Son approche cartographique originale
montre surtout que « si on retrouve partout sur le territoire
national une opposition centre-périphérie, qui concerne à chaque
fois, une métropole et la zone qui l'entoure, cela traduit de fait
une homogénéité nouvelle du territoire », où « ce
sont certes des groupes venus de zones périphériques qui viennent
bloquer les centres-villes. Mais la société française a réagi, à
peu près partout de la même façon ». Pas d'archipel français
en vue : "Macron a donc réussi ce tour de force : porter la
lutte des classes dans la France la plus paisible".
Dans ces conditions E.Todd ne voit
« pas comment interpréter le phénomène Gilets jaunes
autrement que comme un phénomène de lutte des classes : "pour
des raisons d'urgence économique, une partie de la population se
révolte contre un président qui a supprimé l'ISF, défait le code
du travail et surtout met en péril leurs conditions d'existence"... et , depuis, détruit le système de retraite.

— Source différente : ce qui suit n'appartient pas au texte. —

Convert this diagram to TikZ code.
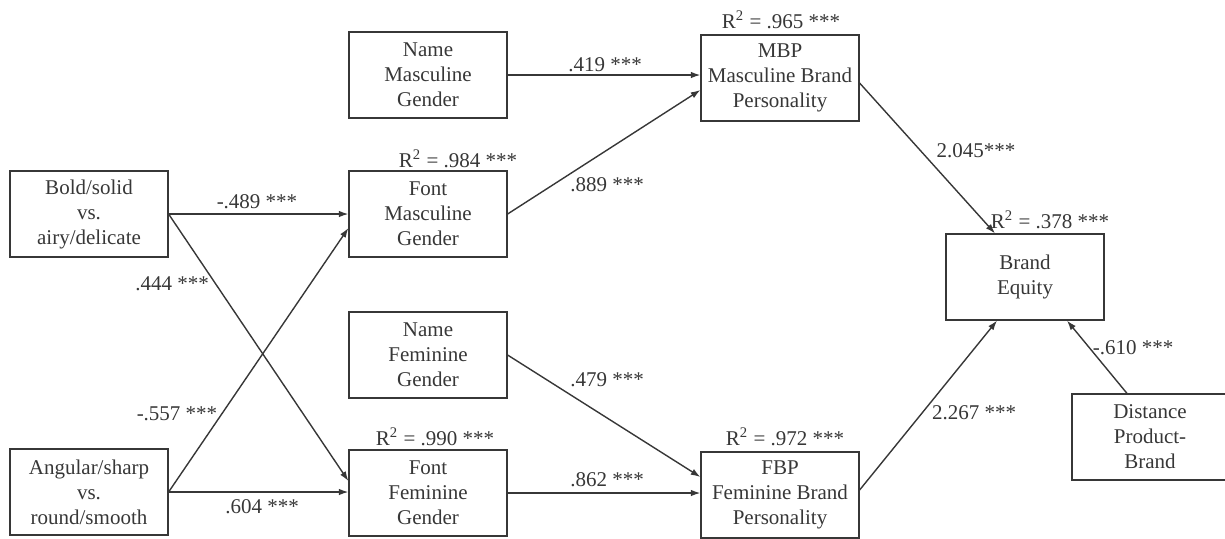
\documentclass[tikz,border=0pt]{standalone}
\usepackage{fontspec}
\setmainfont{Liberation Serif}
\usepackage{tikz}
\usetikzlibrary{arrows.meta}
\usetikzlibrary{calc}
\definecolor{ink}{RGB}{55,55,55}
\tikzset{box/.style={draw=ink,line width=.6pt,rectangle,align=center,minimum width=79pt,minimum height=43pt,inner sep=1pt,text=ink,font=\fontsize{10.5}{12.5}\selectfont},
 lab/.style={text=ink,inner sep=0pt,font=\fontsize{10.5}{12.5}\selectfont},
 path/.style={->,draw=ink,line width=.7pt}}
\newcommand{\rsq}[1]{R\textsuperscript{2} = #1 ***}
\begin{document}
\begin{tikzpicture}[x=.5pt,y=-.5pt,>={Latex[length=4.8pt,width=3.3pt]}]
\useasboundingbox (0,0) rectangle (1225,538);
\draw node [box] (BS) at (89,214)   {Bold/solid\\vs.\\airy/delicate};
\draw node [box] (AS) at (89,492)   {Angular/sharp\\vs.\\round/smooth};
\draw node [box] (NM) at (428,75)   {Name\\Masculine\\Gender};
\draw node [box] (FM) at (428,214)  {Font\\Masculine\\Gender};
\draw node [box] (NF) at (428,355)  {Name\\Feminine\\Gender};
\draw node [box] (FF) at (428,493)  {Font\\Feminine\\Gender};
\draw node [box] (MBP) at (780,78)  {MBP\\Masculine Brand\\Personality};
\draw node [box] (FBP) at (780,495) {FBP\\Feminine Brand\\Personality};
\draw node [box] (BE) at (1025,277) {Brand\\Equity};
\draw node [box,minimum width=78pt] (DPB) at (1150,437) {Distance\\Product-\\Brand};
% R^2 values
\draw node [lab] (R965) at (781,20)  {\rsq{.965}};
\draw node [lab] (R984) at (458,159) {\rsq{.984}};
\draw node [lab] (R990) at (435,437) {\rsq{.990}};
\draw node [lab] (R972) at (785,437) {\rsq{.972}};
\draw node [lab] (R378) at (1050,220) {\rsq{.378}};
% path coefficients
\draw node [lab] (C489) at (257,202)  {-.489 ***};
\draw node [lab] (C444) at (172,284)  {.444 ***};
\draw node [lab] (C557) at (177,414)  {-.557 ***};
\draw node [lab] (C604) at (262,507)  {.604 ***};
\draw node [lab] (C419) at (605,65)   {.419 ***};
\draw node [lab] (C889) at (607,185)  {.889 ***};
\draw node [lab] (C479) at (607,380)  {.479 ***};
\draw node [lab] (C862) at (607,480)  {.862 ***};
\draw node [lab] (C2045) at (976,151) {2.045***};
\draw node [lab] (C2267) at (974,413) {2.267 ***};
\draw node [lab] (C610) at (1133,348) {-.610 ***};
\draw [path] (BS.east) -- (FM.west);
\draw [path] (BS.east) -- ($ (FF.west) + (0,-12) $);
\draw [path] (AS.east) -- ($ (FM.west) + (0,14) $);
\draw [path] (AS.east) -- (FF.west |- AS.east);
\draw [path] (NM.east) -- (MBP.west |- NM.east);
\draw [path] (FM.east) -- ($ (MBP.west) + (0,12) $);
\draw [path] (NF.east) -- ($ (FBP.west) + (0,-18) $);
\draw [path] (FF.east) -- (FBP.west |- FF.east);
\draw [path] ($ (MBP.east) + (0,5) $) -- ($ (BE.north) + (-30,0) $);
\draw [path] ($ (FBP.east) + (0,-5) $) -- ($ (BE.south) + (-28,0) $);
\draw [path] ($ (DPB.north) + (-23,0) $) -- ($ (BE.south) + (42,0) $);
\end{tikzpicture}
\end{document}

Pour E.Todd, « les Gilets jaunes
ont fait naître de grands espoirs et, ce qui [le] concerne, l'ont
réconcilié avec [son] pays, dont il commençait à désespérer :
« je considère, à titre personnel, que j'ai une dette envers
eux. Ils ont prouvé que nous, Français, étions encore capable de
grandes choses ». Leur légitimité est plus que sociale et
économique : elle a été morale. « Peut-être est-ce là
la vraie leçon de ce mouvement : le début d'une reconstruction
morale de notre pays ».
Emmanuel Todd, Les luttes de classes
en France au XXIe siècle, Seuil, 2020,
374 p., 22 €.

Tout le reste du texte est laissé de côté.